Exercise goal:
Find the line with "Emit a Python" in the data below. Repeat it and every line after it up to the end, exactly, but drop the pictures.

* Begin Record extracts *

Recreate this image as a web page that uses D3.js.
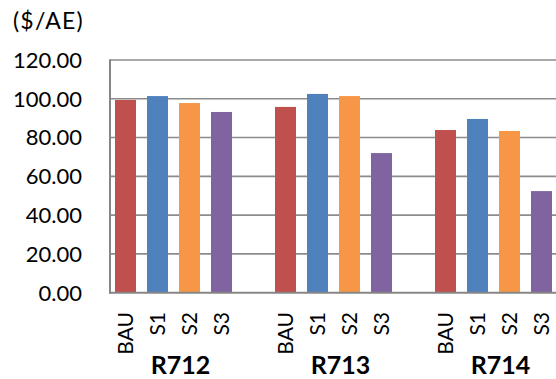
<!DOCTYPE html>
<html>
<head>
<meta charset="utf-8">
<script src="https://cdn.jsdelivr.net/npm/d3@7/dist/d3.min.js"></script>
<style>
  html, body { margin: 0; padding: 0; background: #fff; }
  svg { display: block; font-family: Lato, "Open Sans", sans-serif; }
</style>
</head>
<body>
<svg id="chart" width="556" height="379"></svg>
<script>
// Regions (category groups) and scenarios (series)
const regions = ["R712", "R713", "R714"];
const scenarios = ["BAU", "S1", "S2", "S3"];
const colors = ["#C0504D", "#4F81BD", "#F79646", "#8064A2"];

// Values in $/AE, one array per scenario, ordered by region
const bau = [99.4, 95.8, 83.9];
const s1 = [101.4, 102.5, 89.6];
const s2 = [97.8, 101.4, 83.4];
const s3 = [93.2, 72.0, 52.4];
const seriesValues = [bau, s1, s2, s3];

const yTicks = [0, 20, 40, 60, 80, 100, 120];
const unitLabel = "($/AE)";

const svg = d3.select("#chart");

// One slot per bar, with an empty slot between region groups
const slots = [];
regions.forEach((r, gi) => {
  scenarios.forEach(s => slots.push(r + "|" + s));
  if (gi < regions.length - 1) slots.push(r + "|gap");
});

const x = d3.scaleBand()
  .domain(slots)
  .range([109.5, 557.5])
  .paddingInner(0.34375)
  .paddingOuter(0.171875);

const y = d3.scaleLinear().domain([0, 120]).range([292.7, 60]);

// Horizontal gridlines
svg.append("g")
  .selectAll("line")
  .data(yTicks.filter(t => t > 0))
  .join("line")
  .attr("x1", 110).attr("x2", 560)
  .attr("y1", d => y(d)).attr("y2", d => y(d))
  .attr("stroke", "#8c8c8c")
  .attr("stroke-width", 1.6);

// Bars
const bars = [];
regions.forEach((r, gi) => {
  scenarios.forEach((s, si) => {
    bars.push({ key: r + "|" + s, value: seriesValues[si][gi], color: colors[si] });
  });
});

svg.append("g")
  .selectAll("rect")
  .data(bars)
  .join("rect")
  .attr("x", d => x(d.key))
  .attr("width", x.bandwidth())
  .attr("y", d => y(d.value))
  .attr("height", d => y(0) - y(d.value))
  .attr("fill", d => d.color);

// Axis lines
svg.append("line")
  .attr("x1", 110).attr("x2", 110)
  .attr("y1", y(120) - 0.8).attr("y2", y(0) + 1)
  .attr("stroke", "#868686").attr("stroke-width", 2);
svg.append("line")
  .attr("x1", 109).attr("x2", 560)
  .attr("y1", y(0)).attr("y2", y(0))
  .attr("stroke", "#868686").attr("stroke-width", 2);

// Y tick labels
svg.append("g")
  .selectAll("text")
  .data(yTicks)
  .join("text")
  .attr("x", 82)
  .attr("y", d => y(d))
  .attr("dy", "0.36em")
  .attr("text-anchor", "end")
  .attr("font-size", 22)
  .attr("fill", "#000")
  .text(d => d3.format(".2f")(d));

// Unit label
svg.append("text")
  .attr("x", 13).attr("y", 29)
  .attr("font-size", 23)
  .attr("letter-spacing", 1.2)
  .attr("fill", "#000")
  .text(unitLabel);

// Scenario labels, rotated
svg.append("g")
  .selectAll("text")
  .data(bars)
  .join("text")
  .attr("transform", d => `translate(${x(d.key) + x.bandwidth() / 2},312) rotate(-90)`)
  .attr("text-anchor", "end")
  .attr("dy", "0.36em")
  .attr("font-size", 21)
  .attr("fill", "#000")
  .text(d => d.key.split("|")[1]);

// Region labels
svg.append("g")
  .selectAll("text")
  .data(regions)
  .join("text")
  .attr("x", r => {
    const a = x(r + "|" + scenarios[0]);
    const b = x(r + "|" + scenarios[scenarios.length - 1]) + x.bandwidth();
    return (a + b) / 2 + 7;
  })
  .attr("y", 373.5)
  .attr("text-anchor", "middle")
  .attr("font-size", 25)
  .attr("font-weight", "bold")
  .attr("fill", "#000")
  .text(r => r);
</script>
</body>
</html>
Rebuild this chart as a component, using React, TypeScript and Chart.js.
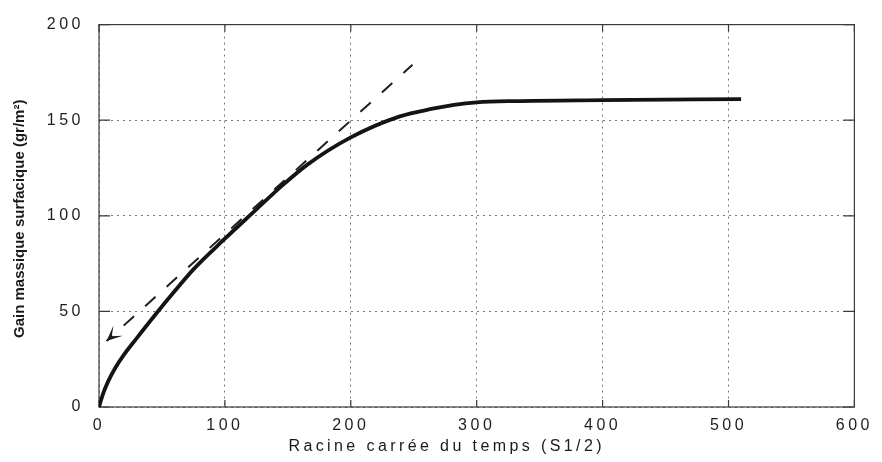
import React, { useEffect, useRef } from 'react';
import { Chart, registerables } from 'chart.js';

Chart.register(...registerables);

// Mass gain curve (solid)
const curveX = [0, 3, 7, 13, 20, 30, 45, 60, 75, 100, 122, 145, 165, 200, 239, 265, 282, 300, 330, 400, 510];
const curveY = [0, 6.5, 13, 20.5, 27.5, 36, 48.5, 60.5, 72, 88, 101.5, 115.5, 126.5, 141, 152, 156, 158, 159.3, 160, 160.5, 161];

// Tangent (dashed, arrow at first point)
const tangentX = [6, 249];
const tangentY = [34.5, 179];

// Axes
const xTickValues = [0, 100, 200, 300, 400, 500, 600];
const yTickValues = [0, 50, 100, 150, 200];
const xTitle = 'Racine carrée du temps (S1/2)';
const yTitle = 'Gain massique surfacique (gr/m²)';

const FONT = "'Liberation Sans', Arial, Helvetica, sans-serif";

export default function App() {
  const ref = useRef<HTMLCanvasElement | null>(null);

  useEffect(() => {
    const canvas = ref.current;
    if (!canvas) return;

    const spacing = {
      id: 'spacing',
      beforeUpdate(chart: any) { chart.ctx.letterSpacing = '3.5px'; },
      beforeLayout(chart: any) { chart.ctx.letterSpacing = '3.5px'; },
      beforeDraw(chart: any) { chart.ctx.letterSpacing = '3.5px'; },
    };

    const frame = {
      id: 'frame',
      beforeDatasetsDraw(chart: any) {
        const { ctx, chartArea: a, scales } = chart;
        ctx.save();
        ctx.setLineDash([]);
        ctx.strokeStyle = '#3a3a3a';
        ctx.lineWidth = 1.2;
        ctx.strokeRect(a.left, a.top, a.right - a.left, a.bottom - a.top);
        ctx.beginPath();
        for (const v of xTickValues) {
          const px = scales.x.getPixelForValue(v);
          ctx.moveTo(px, a.bottom); ctx.lineTo(px, a.bottom - 7);
          ctx.moveTo(px, a.top); ctx.lineTo(px, a.top + 7);
        }
        for (const v of yTickValues) {
          const py = scales.y.getPixelForValue(v);
          ctx.moveTo(a.left, py); ctx.lineTo(a.left + 11, py);
          ctx.moveTo(a.right, py); ctx.lineTo(a.right - 11, py);
        }
        ctx.stroke();
        ctx.restore();
      },
      afterDatasetsDraw(chart: any) {
        const meta = chart.getDatasetMeta(1);
        const p0 = meta.data[0];
        const p1 = meta.data[1];
        if (!p0 || !p1) return;
        const ang = Math.atan2(p0.y - p1.y, p0.x - p1.x);
        const { ctx } = chart;
        const len = 17, half = 0.42, notch = 7;
        ctx.save();
        ctx.fillStyle = '#1a1a1a';
        ctx.beginPath();
        ctx.moveTo(p0.x, p0.y);
        ctx.lineTo(p0.x - len * Math.cos(ang - half), p0.y - len * Math.sin(ang - half));
        ctx.lineTo(p0.x - notch * Math.cos(ang), p0.y - notch * Math.sin(ang));
        ctx.lineTo(p0.x - len * Math.cos(ang + half), p0.y - len * Math.sin(ang + half));
        ctx.closePath();
        ctx.fill();
        ctx.restore();
      },
      afterDraw(chart: any) {
        const { ctx, chartArea: a } = chart;
        ctx.save();
        ctx.letterSpacing = '0px';
        ctx.fillStyle = '#1a1a1a';
        ctx.font = `bold 15px ${FONT}`;
        ctx.textAlign = 'center';
        ctx.textBaseline = 'middle';
        ctx.translate(20, (a.top + a.bottom) / 2 + 3);
        ctx.rotate(-Math.PI / 2);
        ctx.fillText(yTitle, 0, 0);
        ctx.restore();

        ctx.save();
        ctx.letterSpacing = '3.4px';
        ctx.fillStyle = '#1a1a1a';
        ctx.font = `16px ${FONT}`;
        ctx.textAlign = 'center';
        ctx.textBaseline = 'middle';
        ctx.fillText(xTitle, (a.left + a.right) / 2 - 30, 447);
        ctx.restore();
      },
    };

    const tickFont = { family: FONT, size: 16 };

    const chart = new Chart(canvas, {
      type: 'line',
      data: {
        datasets: [
          {
            data: curveX.map((x, i) => ({ x, y: curveY[i] })),
            borderColor: '#141414',
            borderWidth: 3.8,
            pointRadius: 0,
            fill: false,
            cubicInterpolationMode: 'monotone',
          },
          {
            data: tangentX.map((x, i) => ({ x, y: tangentY[i] })),
            borderColor: '#1e1e1e',
            borderWidth: 2,
            borderDash: [14, 15],
            borderDashOffset: 6,
            pointRadius: 0,
            fill: false,
          },
        ],
      },
      options: {
        animation: false,
        responsive: false,
        maintainAspectRatio: false,
        events: [],
        layout: { padding: { top: 17, right: 22, left: 0, bottom: 0 } },
        plugins: { legend: { display: false }, tooltip: { enabled: false } },
        scales: {
          x: {
            type: 'linear',
            min: 0,
            max: 600,
            ticks: {
              stepSize: 100,
              color: '#1e1e1e',
              font: tickFont,
              padding: 9,
              callback: (v: any) => String(v),
            },
            grid: { color: '#767676', lineWidth: 1, drawTicks: false },
            border: { display: false, dash: [2, 4] },
            afterFit: (s: any) => { s.height = 55; },
          },
          y: {
            type: 'linear',
            min: 0,
            max: 200,
            ticks: {
              stepSize: 50,
              color: '#1e1e1e',
              font: tickFont,
              padding: 15,
              callback: (v: any) => String(v),
            },
            grid: { color: '#767676', lineWidth: 1, drawTicks: false },
            border: { display: false, dash: [2, 4] },
            afterFit: (s: any) => { s.width = 99; },
          },
        },
      },
      plugins: [spacing, frame],
    } as any);

    return () => chart.destroy();
  }, []);

  return (
    <div style={{ position: 'absolute', left: 0, top: 0, width: 882, height: 462, background: '#fff' }}>
      <canvas ref={ref} width={882} height={462} style={{ display: 'block' }} />
    </div>
  );
}
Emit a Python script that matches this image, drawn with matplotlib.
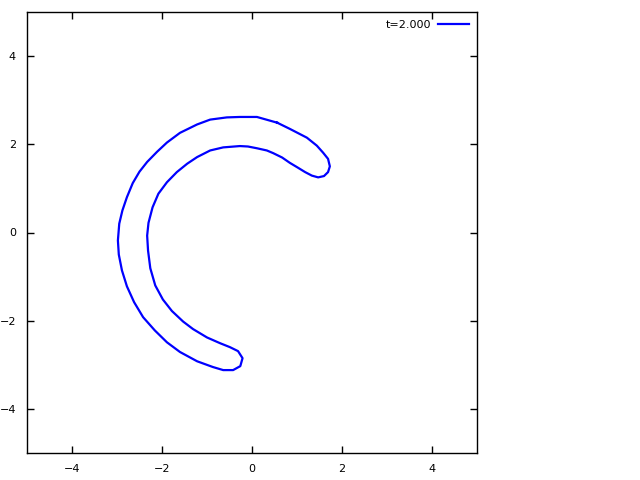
import matplotlib
matplotlib.use("Agg")
import matplotlib.pyplot as plt

# contour at t=2.000 (outer edge, bottom tip, inner edge, top tip)
xs = [0.56, 0.11, -0.27, -0.56, -0.93, -1.22, -1.60, -1.89, -2.11, -2.33, -2.50, -2.65,
      -2.78, -2.88, -2.95, -2.98, -2.96, -2.89, -2.78, -2.62, -2.42, -2.16, -1.89, -1.60,
      -1.22, -0.87, -0.64, -0.42, -0.26, -0.21, -0.31, -0.49, -0.71, -1.00, -1.31, -1.53,
      -1.78, -1.98, -2.15, -2.26, -2.31, -2.33, -2.30, -2.21, -2.08, -1.89, -1.67, -1.44,
      -1.22, -0.93, -0.64, -0.27, -0.09, 0.11, 0.33, 0.47, 0.67, 0.84, 1.02, 1.18,
      1.33, 1.47, 1.60, 1.69, 1.73, 1.69, 1.58, 1.44, 1.22, 0.84, 0.56]
ys = [2.49, 2.62, 2.62, 2.61, 2.56, 2.45, 2.26, 2.04, 1.83, 1.60, 1.38, 1.12,
      0.80, 0.50, 0.20, -0.18, -0.50, -0.86, -1.22, -1.58, -1.92, -2.22, -2.49, -2.71,
      -2.92, -3.05, -3.12, -3.12, -3.03, -2.85, -2.69, -2.60, -2.51, -2.38, -2.19, -2.02,
      -1.78, -1.52, -1.20, -0.81, -0.41, -0.07, 0.22, 0.57, 0.88, 1.14, 1.37, 1.56,
      1.71, 1.86, 1.93, 1.96, 1.95, 1.91, 1.86, 1.80, 1.70, 1.58, 1.47, 1.37,
      1.29, 1.25, 1.28, 1.37, 1.50, 1.67, 1.81, 1.97, 2.15, 2.35, 2.49]
label = "t=2.000"
ticks = [-4, -2, 0, 2, 4]

fig = plt.figure(figsize=(6.4, 4.8), dpi=100)
ax = fig.add_axes([27 / 640, 27 / 480, 450 / 640, 441 / 480])

ax.plot(xs, ys, color="#0000ff", lw=1.6, label=label)

ax.set_xlim(-5, 5)
ax.set_ylim(-5, 5)
ax.set_xticks(ticks)
ax.set_yticks(ticks)
ax.tick_params(direction="in", top=True, right=True, length=5, width=1,
               labelsize=8, pad=8)
for s in ax.spines.values():
    s.set_linewidth(1)

ax.legend(loc="upper right", frameon=False, fontsize=8, markerfirst=False,
          handlelength=2.8, borderaxespad=0.3, handletextpad=0.6)

fig.savefig("out.png", dpi=100)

* End Record extracts *

The result:
Emit a Python script that matches this image, drawn with matplotlib.
import matplotlib
matplotlib.use("Agg")
import matplotlib.pyplot as plt

# contour at t=2.000 (outer edge, bottom tip, inner edge, top tip)
xs = [0.56, 0.11, -0.27, -0.56, -0.93, -1.22, -1.60, -1.89, -2.11, -2.33, -2.50, -2.65,
      -2.78, -2.88, -2.95, -2.98, -2.96, -2.89, -2.78, -2.62, -2.42, -2.16, -1.89, -1.60,
      -1.22, -0.87, -0.64, -0.42, -0.26, -0.21, -0.31, -0.49, -0.71, -1.00, -1.31, -1.53,
      -1.78, -1.98, -2.15, -2.26, -2.31, -2.33, -2.30, -2.21, -2.08, -1.89, -1.67, -1.44,
      -1.22, -0.93, -0.64, -0.27, -0.09, 0.11, 0.33, 0.47, 0.67, 0.84, 1.02, 1.18,
      1.33, 1.47, 1.60, 1.69, 1.73, 1.69, 1.58, 1.44, 1.22, 0.84, 0.56]
ys = [2.49, 2.62, 2.62, 2.61, 2.56, 2.45, 2.26, 2.04, 1.83, 1.60, 1.38, 1.12,
      0.80, 0.50, 0.20, -0.18, -0.50, -0.86, -1.22, -1.58, -1.92, -2.22, -2.49, -2.71,
      -2.92, -3.05, -3.12, -3.12, -3.03, -2.85, -2.69, -2.60, -2.51, -2.38, -2.19, -2.02,
      -1.78, -1.52, -1.20, -0.81, -0.41, -0.07, 0.22, 0.57, 0.88, 1.14, 1.37, 1.56,
      1.71, 1.86, 1.93, 1.96, 1.95, 1.91, 1.86, 1.80, 1.70, 1.58, 1.47, 1.37,
      1.29, 1.25, 1.28, 1.37, 1.50, 1.67, 1.81, 1.97, 2.15, 2.35, 2.49]
label = "t=2.000"
ticks = [-4, -2, 0, 2, 4]

fig = plt.figure(figsize=(6.4, 4.8), dpi=100)
ax = fig.add_axes([27 / 640, 27 / 480, 450 / 640, 441 / 480])

ax.plot(xs, ys, color="#0000ff", lw=1.6, label=label)

ax.set_xlim(-5, 5)
ax.set_ylim(-5, 5)
ax.set_xticks(ticks)
ax.set_yticks(ticks)
ax.tick_params(direction="in", top=True, right=True, length=5, width=1,
               labelsize=8, pad=8)
for s in ax.spines.values():
    s.set_linewidth(1)

ax.legend(loc="upper right", frameon=False, fontsize=8, markerfirst=False,
          handlelength=2.8, borderaxespad=0.3, handletextpad=0.6)

fig.savefig("out.png", dpi=100)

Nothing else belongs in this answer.